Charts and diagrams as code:

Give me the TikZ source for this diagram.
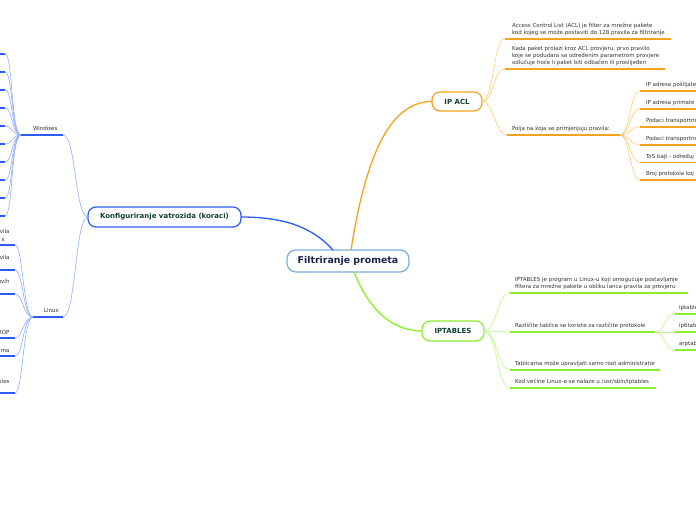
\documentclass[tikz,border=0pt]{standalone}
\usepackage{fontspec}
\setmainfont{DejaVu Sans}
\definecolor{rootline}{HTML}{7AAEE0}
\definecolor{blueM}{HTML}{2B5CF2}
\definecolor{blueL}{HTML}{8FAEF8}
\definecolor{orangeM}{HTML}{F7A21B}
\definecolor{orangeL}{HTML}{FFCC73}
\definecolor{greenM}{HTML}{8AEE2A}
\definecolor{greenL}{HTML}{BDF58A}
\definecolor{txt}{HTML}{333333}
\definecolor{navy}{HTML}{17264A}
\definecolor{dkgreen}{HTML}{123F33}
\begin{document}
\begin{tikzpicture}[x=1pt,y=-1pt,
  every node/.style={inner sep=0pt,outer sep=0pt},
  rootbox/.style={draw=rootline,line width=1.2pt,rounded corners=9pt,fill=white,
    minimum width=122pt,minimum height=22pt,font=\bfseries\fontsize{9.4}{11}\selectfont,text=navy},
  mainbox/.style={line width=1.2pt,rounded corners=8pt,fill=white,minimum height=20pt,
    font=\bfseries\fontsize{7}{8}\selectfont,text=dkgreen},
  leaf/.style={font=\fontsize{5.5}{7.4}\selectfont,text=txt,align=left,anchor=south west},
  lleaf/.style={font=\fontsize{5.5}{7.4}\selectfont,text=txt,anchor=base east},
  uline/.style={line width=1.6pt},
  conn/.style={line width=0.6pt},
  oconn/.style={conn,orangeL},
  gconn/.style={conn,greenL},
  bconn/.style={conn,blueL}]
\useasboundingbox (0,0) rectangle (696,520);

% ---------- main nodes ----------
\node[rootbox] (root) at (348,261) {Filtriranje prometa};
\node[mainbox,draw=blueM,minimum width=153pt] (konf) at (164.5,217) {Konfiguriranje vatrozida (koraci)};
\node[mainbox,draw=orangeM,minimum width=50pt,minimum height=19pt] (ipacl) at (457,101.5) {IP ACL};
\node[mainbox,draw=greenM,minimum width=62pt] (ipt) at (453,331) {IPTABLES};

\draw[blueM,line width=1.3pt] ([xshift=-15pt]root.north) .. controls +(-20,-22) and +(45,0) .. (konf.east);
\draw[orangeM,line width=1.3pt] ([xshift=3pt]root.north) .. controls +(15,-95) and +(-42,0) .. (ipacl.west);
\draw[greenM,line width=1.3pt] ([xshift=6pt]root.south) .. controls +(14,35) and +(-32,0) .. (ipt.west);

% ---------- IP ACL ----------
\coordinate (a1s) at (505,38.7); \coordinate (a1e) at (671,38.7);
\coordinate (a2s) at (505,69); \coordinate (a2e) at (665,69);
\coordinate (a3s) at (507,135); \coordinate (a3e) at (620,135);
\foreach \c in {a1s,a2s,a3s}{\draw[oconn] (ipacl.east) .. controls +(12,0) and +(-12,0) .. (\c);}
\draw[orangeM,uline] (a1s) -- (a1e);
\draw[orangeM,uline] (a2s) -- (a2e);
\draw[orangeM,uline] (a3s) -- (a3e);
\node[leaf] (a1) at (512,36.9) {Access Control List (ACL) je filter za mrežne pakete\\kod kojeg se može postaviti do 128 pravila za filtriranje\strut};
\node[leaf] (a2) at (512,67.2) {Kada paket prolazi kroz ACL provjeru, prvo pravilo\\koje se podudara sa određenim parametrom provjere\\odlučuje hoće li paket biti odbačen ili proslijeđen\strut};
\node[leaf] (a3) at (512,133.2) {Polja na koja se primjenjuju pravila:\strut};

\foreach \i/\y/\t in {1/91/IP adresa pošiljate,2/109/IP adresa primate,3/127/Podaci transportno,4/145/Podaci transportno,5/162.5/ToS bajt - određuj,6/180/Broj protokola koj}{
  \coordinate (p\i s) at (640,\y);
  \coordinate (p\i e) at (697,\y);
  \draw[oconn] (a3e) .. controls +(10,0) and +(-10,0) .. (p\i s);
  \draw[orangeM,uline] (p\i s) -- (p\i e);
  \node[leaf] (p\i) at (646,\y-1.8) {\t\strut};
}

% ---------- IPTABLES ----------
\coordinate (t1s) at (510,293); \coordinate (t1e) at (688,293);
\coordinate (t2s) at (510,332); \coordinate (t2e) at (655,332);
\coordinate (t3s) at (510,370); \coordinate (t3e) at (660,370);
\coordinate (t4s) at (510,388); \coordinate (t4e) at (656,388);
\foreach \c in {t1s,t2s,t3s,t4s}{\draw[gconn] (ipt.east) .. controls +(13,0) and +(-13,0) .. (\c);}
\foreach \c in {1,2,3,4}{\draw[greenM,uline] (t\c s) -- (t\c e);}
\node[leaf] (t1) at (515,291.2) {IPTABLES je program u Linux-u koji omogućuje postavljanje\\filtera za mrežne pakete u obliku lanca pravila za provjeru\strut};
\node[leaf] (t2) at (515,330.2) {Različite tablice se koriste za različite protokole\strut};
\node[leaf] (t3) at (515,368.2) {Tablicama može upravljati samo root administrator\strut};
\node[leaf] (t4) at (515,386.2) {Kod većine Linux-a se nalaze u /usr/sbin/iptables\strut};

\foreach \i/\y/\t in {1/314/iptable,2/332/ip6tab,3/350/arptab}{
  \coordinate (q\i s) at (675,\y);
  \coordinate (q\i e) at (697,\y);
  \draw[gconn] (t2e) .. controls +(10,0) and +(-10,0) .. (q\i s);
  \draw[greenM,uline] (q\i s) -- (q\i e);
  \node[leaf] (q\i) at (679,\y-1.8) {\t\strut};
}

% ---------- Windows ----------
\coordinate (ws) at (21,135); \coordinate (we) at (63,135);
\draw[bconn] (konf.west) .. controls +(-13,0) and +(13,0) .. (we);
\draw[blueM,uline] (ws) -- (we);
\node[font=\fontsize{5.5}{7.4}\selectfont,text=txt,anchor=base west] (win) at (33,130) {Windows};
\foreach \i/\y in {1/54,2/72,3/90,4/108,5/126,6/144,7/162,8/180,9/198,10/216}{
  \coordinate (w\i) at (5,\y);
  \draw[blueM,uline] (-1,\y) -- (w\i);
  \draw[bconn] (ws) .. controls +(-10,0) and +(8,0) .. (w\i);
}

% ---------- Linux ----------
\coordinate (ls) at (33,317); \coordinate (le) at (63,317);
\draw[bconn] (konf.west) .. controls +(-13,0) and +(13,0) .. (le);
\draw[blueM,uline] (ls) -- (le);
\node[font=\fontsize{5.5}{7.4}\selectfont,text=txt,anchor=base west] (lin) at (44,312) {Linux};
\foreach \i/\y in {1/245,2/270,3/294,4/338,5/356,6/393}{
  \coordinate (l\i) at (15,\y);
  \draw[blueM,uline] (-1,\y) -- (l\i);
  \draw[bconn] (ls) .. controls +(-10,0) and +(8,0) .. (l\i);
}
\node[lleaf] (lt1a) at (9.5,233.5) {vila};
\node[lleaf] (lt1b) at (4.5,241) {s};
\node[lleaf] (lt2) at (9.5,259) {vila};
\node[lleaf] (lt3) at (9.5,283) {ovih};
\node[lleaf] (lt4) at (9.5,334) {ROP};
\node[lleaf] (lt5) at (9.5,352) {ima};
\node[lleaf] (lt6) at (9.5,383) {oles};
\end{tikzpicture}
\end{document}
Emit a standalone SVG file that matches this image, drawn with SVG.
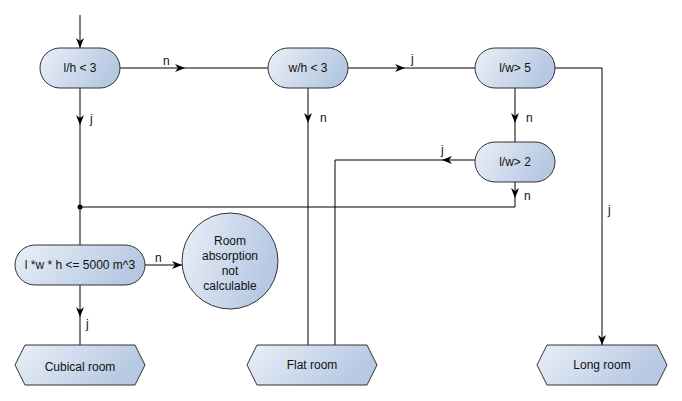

SET TASK:
Without any pictures, reproduce the lines from the first one in the material through the line that has "width=62pt] (ipt) at", exactly as they appear.

EXERCISE SOLUTION:
Give me the TikZ source for this diagram.
\documentclass[tikz,border=0pt]{standalone}
\usepackage{fontspec}
\setmainfont{DejaVu Sans}
\definecolor{rootline}{HTML}{7AAEE0}
\definecolor{blueM}{HTML}{2B5CF2}
\definecolor{blueL}{HTML}{8FAEF8}
\definecolor{orangeM}{HTML}{F7A21B}
\definecolor{orangeL}{HTML}{FFCC73}
\definecolor{greenM}{HTML}{8AEE2A}
\definecolor{greenL}{HTML}{BDF58A}
\definecolor{txt}{HTML}{333333}
\definecolor{navy}{HTML}{17264A}
\definecolor{dkgreen}{HTML}{123F33}
\begin{document}
\begin{tikzpicture}[x=1pt,y=-1pt,
  every node/.style={inner sep=0pt,outer sep=0pt},
  rootbox/.style={draw=rootline,line width=1.2pt,rounded corners=9pt,fill=white,
    minimum width=122pt,minimum height=22pt,font=\bfseries\fontsize{9.4}{11}\selectfont,text=navy},
  mainbox/.style={line width=1.2pt,rounded corners=8pt,fill=white,minimum height=20pt,
    font=\bfseries\fontsize{7}{8}\selectfont,text=dkgreen},
  leaf/.style={font=\fontsize{5.5}{7.4}\selectfont,text=txt,align=left,anchor=south west},
  lleaf/.style={font=\fontsize{5.5}{7.4}\selectfont,text=txt,anchor=base east},
  uline/.style={line width=1.6pt},
  conn/.style={line width=0.6pt},
  oconn/.style={conn,orangeL},
  gconn/.style={conn,greenL},
  bconn/.style={conn,blueL}]
\useasboundingbox (0,0) rectangle (696,520);

% ---------- main nodes ----------
\node[rootbox] (root) at (348,261) {Filtriranje prometa};
\node[mainbox,draw=blueM,minimum width=153pt] (konf) at (164.5,217) {Konfiguriranje vatrozida (koraci)};
\node[mainbox,draw=orangeM,minimum width=50pt,minimum height=19pt] (ipacl) at (457,101.5) {IP ACL};
\node[mainbox,draw=greenM,minimum width=62pt] (ipt) at (453,331) {IPTABLES};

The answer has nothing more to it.